◆ EXERCISE AIM
Track down every line below that holds "this" and copy it.

————

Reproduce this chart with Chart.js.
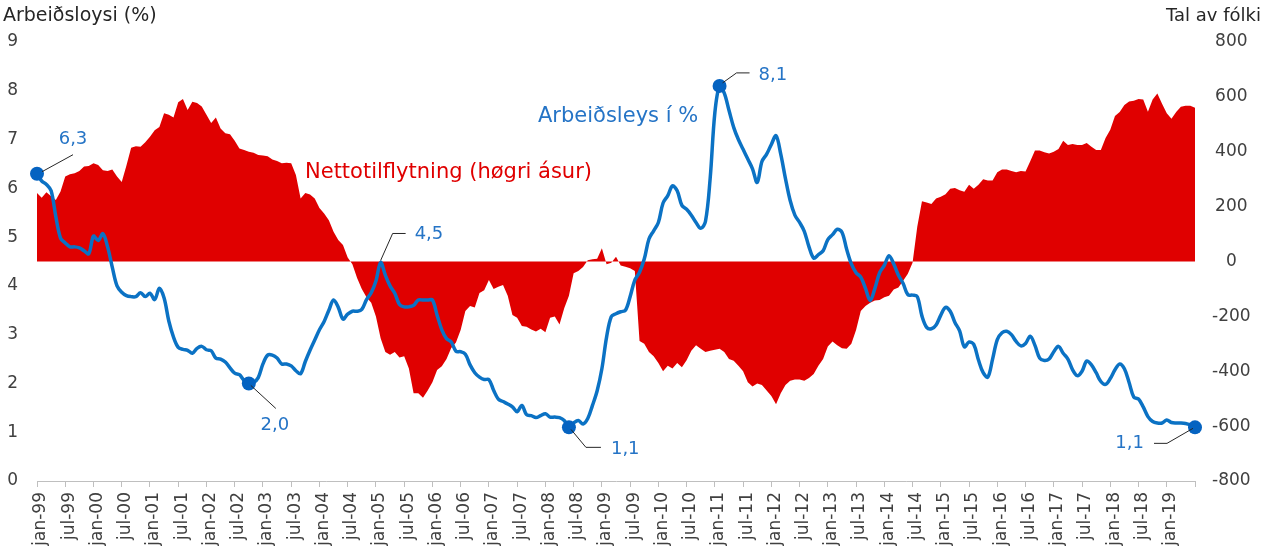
<!DOCTYPE html>
<html>
<head>
<meta charset="utf-8">
<script src="https://cdn.jsdelivr.net/npm/chart.js@4.4.0/dist/chart.umd.min.js"></script>
<style>
  html, body { margin: 0; padding: 0; background: #fff; }
  #wrap { width: 1269px; height: 559px; position: relative; }
</style>
</head>
<body>
<div id="wrap"><canvas id="chart"></canvas></div>
<script>
// months jan-99 .. jul-19
const monthNames = ['jan','feb','mar','apr','mai','jun','jul','aug','sep','okt','nov','des'];
const yearNames = ['99','00','01','02','03','04','05','06','07','08','09','10','11','12','13','14','15','16','17','18','19'];
const labels = [];
yearNames.forEach(y => monthNames.forEach(m => labels.push(m + '-' + y)));
labels.length = 247;

// Arbeiðsloysi (%), one row per year
const unemployment = [
  6.3, 6.15, 6.08, 5.95, 5.42, 4.98, 4.88, 4.8, 4.8, 4.78, 4.72, 4.66,
  5.02, 4.93, 5.07, 4.8, 4.38, 4.0, 3.87, 3.8, 3.78, 3.78, 3.86, 3.78,
  3.85, 3.72, 3.95, 3.75, 3.28, 2.95, 2.74, 2.7, 2.68, 2.62, 2.72, 2.76,
  2.69, 2.67, 2.52, 2.5, 2.44, 2.32, 2.21, 2.18, 2.06, 2.0, 2.02, 2.12,
  2.4, 2.58, 2.58, 2.52, 2.4, 2.4, 2.36, 2.26, 2.2, 2.45, 2.68, 2.89,
  3.1, 3.27, 3.5, 3.71, 3.56, 3.32, 3.42, 3.48, 3.48, 3.52, 3.72, 3.86,
  4.1, 4.48, 4.22, 4.0, 3.85, 3.62, 3.57, 3.57, 3.6, 3.71, 3.71, 3.71,
  3.71, 3.4, 3.1, 2.92, 2.85, 2.66, 2.65, 2.6, 2.38, 2.22, 2.13, 2.08,
  2.08, 1.86, 1.68, 1.63, 1.58, 1.52, 1.42, 1.55, 1.36, 1.34, 1.3, 1.34,
  1.38, 1.31, 1.31, 1.3, 1.24, 1.1, 1.19, 1.24, 1.17, 1.28, 1.55, 1.85,
  2.3, 2.95, 3.37, 3.43, 3.47, 3.5, 3.78, 4.12, 4.28, 4.55, 4.96, 5.13,
  5.3, 5.7, 5.85, 6.05, 5.95, 5.65, 5.57, 5.45, 5.3, 5.18, 5.32, 6.2,
  7.55, 8.1, 7.95, 7.6, 7.25, 7.0, 6.8, 6.6, 6.4, 6.12, 6.55, 6.7,
  6.9, 7.08, 6.7, 6.2, 5.75, 5.45, 5.3, 5.12, 4.8, 4.57, 4.64, 4.72,
  4.95, 5.05, 5.16, 5.1, 4.75, 4.45, 4.27, 4.18, 3.95, 3.7, 3.95, 4.27,
  4.42, 4.62, 4.45, 4.22, 4.05, 3.82, 3.81, 3.78, 3.38, 3.15, 3.12, 3.2,
  3.4, 3.56, 3.48, 3.25, 3.08, 2.75, 2.85, 2.8, 2.48, 2.22, 2.13, 2.5,
  2.9, 3.04, 3.07, 3.0, 2.86, 2.77, 2.82, 2.97, 2.78, 2.52, 2.47, 2.5,
  2.65, 2.76, 2.62, 2.5, 2.28, 2.16, 2.25, 2.46, 2.38, 2.22, 2.04, 1.98,
  2.1, 2.28, 2.4, 2.3, 2.02, 1.72, 1.68, 1.52, 1.32, 1.22, 1.19, 1.19,
  1.25, 1.2, 1.19, 1.19, 1.18, 1.15, 1.1
];

// Nettotilflytning, tal av fólki (høgri ásur)
const migration = [
  250, 232, 252, 238, 224, 255, 310, 318, 322, 330, 346, 348,
  358, 352, 333, 330, 335, 310, 290, 350, 415, 420, 418, 435,
  455, 478, 490, 540, 535, 525, 580, 592, 552, 582, 578, 565,
  535, 505, 525, 485, 467, 464, 440, 412, 406, 400, 396, 388,
  386, 384, 372, 366, 358, 360, 358, 315, 230, 250, 244, 230,
  195, 175, 150, 108, 78, 60, 15, -10, -60, -100, -130, -150,
  -200, -280, -330, -340, -330, -350, -345, -390, -480, -480, -497, -470,
  -440, -395, -382, -355, -315, -295, -250, -180, -162, -168, -115, -105,
  -67, -100, -92, -86, -125, -195, -205, -235, -238, -248, -255, -245,
  -258, -205, -200, -230, -170, -125, -43, -35, -20, 5, 8, 10,
  48, -10, -5, 17, -15, -19, -25, -35, -290, -300, -330, -345,
  -370, -400, -380, -390, -370, -385, -360, -325, -305, -318, -330, -325,
  -322, -318, -330, -355, -362, -380, -400, -440, -456, -445, -450, -470,
  -490, -520, -480, -450, -435, -430, -430, -435, -425, -410, -380, -355,
  -310, -292, -305, -316, -318, -300, -250, -180, -162, -150, -142, -140,
  -130, -125, -102, -95, -70, -45, -5, 127, 220, 215, 210, 230,
  236, 245, 265, 268, 260, 254, 280, 265, 280, 300, 295, 295,
  325, 335, 335, 330, 325, 330, 328, 365, 405, 405, 398, 394,
  400, 410, 440, 425, 428, 425, 425, 432, 418, 406, 406, 450,
  480, 530, 545, 570, 583, 586, 592, 590, 546, 590, 612, 575,
  540, 520, 545, 564, 568, 568, 560
];

// months that get a marker / value label
const markedPoints = [0, 45, 113, 145, 246];
const labelledPoints = [
  { idx: 0, text: '6,3', path: [[5, -2], [36, -19]], tx: 36, ty: -34, align: 'center' },
  { idx: 45, text: '2,0', path: [[2, 2], [27, 25]], tx: 26, ty: 42, align: 'center' },
  { idx: 73, text: '4,5', path: [[0, -2], [12, -29], [25, -29]], tx: 34, ty: -28, align: 'left' },
  { idx: 113, text: '1,1', path: [[2, 2], [17, 20], [32, 20]], tx: 42, ty: 22, align: 'left' },
  { idx: 145, text: '8,1', path: [[3, -3], [17, -13], [30, -13]], tx: 39, ty: -11, align: 'left' },
  { idx: 246, text: '1,1', path: [[-2, 1], [-28, 16], [-41, 16]], tx: -51, ty: 16, align: 'right' }
];

const FONT = '"DejaVu Sans", Verdana, sans-serif';
const BLUE = '#0B72C4';
const BLUE_TEXT = '#2574C6';
const RED = '#E00000';

const annotations = {
  id: 'annotations',
  afterDatasetsDraw(chart) {
    const ctx = chart.ctx;
    const x = chart.scales.x, y = chart.scales.y;
    ctx.save();
    labelledPoints.forEach(p => {
      const px = x.getPixelForValue(p.idx);
      const py = y.getPixelForValue(unemployment[p.idx]);
      ctx.strokeStyle = '#262626';
      ctx.lineWidth = 1;
      ctx.beginPath();
      p.path.forEach((pt, i) => {
        if (i === 0) ctx.moveTo(px + pt[0], py + pt[1]);
        else ctx.lineTo(px + pt[0], py + pt[1]);
      });
      ctx.stroke();
      ctx.fillStyle = BLUE_TEXT;
      ctx.font = '18px ' + FONT;
      ctx.textAlign = p.align;
      ctx.textBaseline = 'middle';
      ctx.fillText(p.text, px + p.tx, py + p.ty);
    });

    // series names
    ctx.textAlign = 'left';
    ctx.textBaseline = 'middle';
    ctx.font = '21px ' + FONT;
    ctx.fillStyle = BLUE_TEXT;
    ctx.fillText('Arbeiðsleys í %', 538, 117);
    ctx.fillStyle = RED;
    ctx.fillText('Nettotilflytning (høgri ásur)', 305, 173);

    // axis titles
    ctx.font = '19px ' + FONT;
    ctx.fillStyle = '#262626';
    ctx.fillText('Arbeiðsloysi (%)', 3, 16);
    ctx.font = '18px ' + FONT;
    ctx.textAlign = 'right';
    ctx.fillText('Tal av fólki', 1261, 16);
    ctx.restore();
  }
};

new Chart(document.getElementById('chart'), {
  type: 'line',
  data: {
    labels: labels,
    datasets: [
      {
        label: 'Arbeiðsleys í %',
        data: unemployment,
        yAxisID: 'y',
        borderColor: BLUE,
        borderWidth: 3.5,
        tension: 0.35,
        fill: false,
        clip: false,
        pointRadius: ctx => markedPoints.includes(ctx.dataIndex) ? 7 : 0,
        pointBackgroundColor: '#0563C1',
        pointBorderWidth: 0,
        order: 0
      },
      {
        label: 'Nettotilflytning (høgri ásur)',
        data: migration,
        yAxisID: 'y2',
        borderColor: 'rgba(0,0,0,0)',
        borderWidth: 0,
        backgroundColor: RED,
        fill: 'origin',
        tension: 0,
        pointRadius: 0,
        order: 1
      }
    ]
  },
  options: {
    responsive: true,
    maintainAspectRatio: false,
    animation: false,
    layout: { padding: { top: 42, left: 0, right: 0, bottom: 0 } },
    plugins: {
      legend: { display: false },
      tooltip: { enabled: false }
    },
    scales: {
      x: {
        offset: false,
        grid: {
          display: true,
          drawOnChartArea: false,
          drawTicks: true,
          tickLength: 6,
          color: ctx => ctx.index % 6 === 0 ? '#bfbfbf' : 'rgba(0,0,0,0)'
        },
        border: { display: true, color: '#bfbfbf', width: 1 },
        ticks: {
          autoSkip: false,
          maxRotation: 90,
          minRotation: 90,
          padding: 5,
          labelOffset: 4,
          color: '#404040',
          font: { family: FONT, size: 17 },
          callback: function(val, idx) {
            return (idx % 6 === 0 && idx < 246) ? this.getLabelForValue(val) : '';
          }
        },
        afterFit: scale => { scale.height = 78; }
      },
      y: {
        position: 'left',
        min: 0,
        max: 9,
        grid: { display: false, drawTicks: false },
        border: { display: false },
        ticks: {
          stepSize: 1,
          padding: 19,
          color: '#404040',
          font: { family: FONT, size: 17 }
        },
        afterFit: scale => { scale.width = 37; }
      },
      y2: {
        position: 'right',
        min: -800,
        max: 800,
        grid: { display: false, drawTicks: false },
        border: { display: false },
        ticks: {
          stepSize: 200,
          padding: 17,
          crossAlign: 'center',
          color: '#404040',
          font: { family: FONT, size: 17 }
        },
        afterFit: scale => { scale.width = 74; }
      }
    }
  },
  plugins: [annotations]
});
</script>
</body>
</html>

————

◆ FINAL RESULT
Reproduce this chart with Chart.js.
            return (idx % 6 === 0 && idx < 246) ? this.getLabelForValue(val) : '';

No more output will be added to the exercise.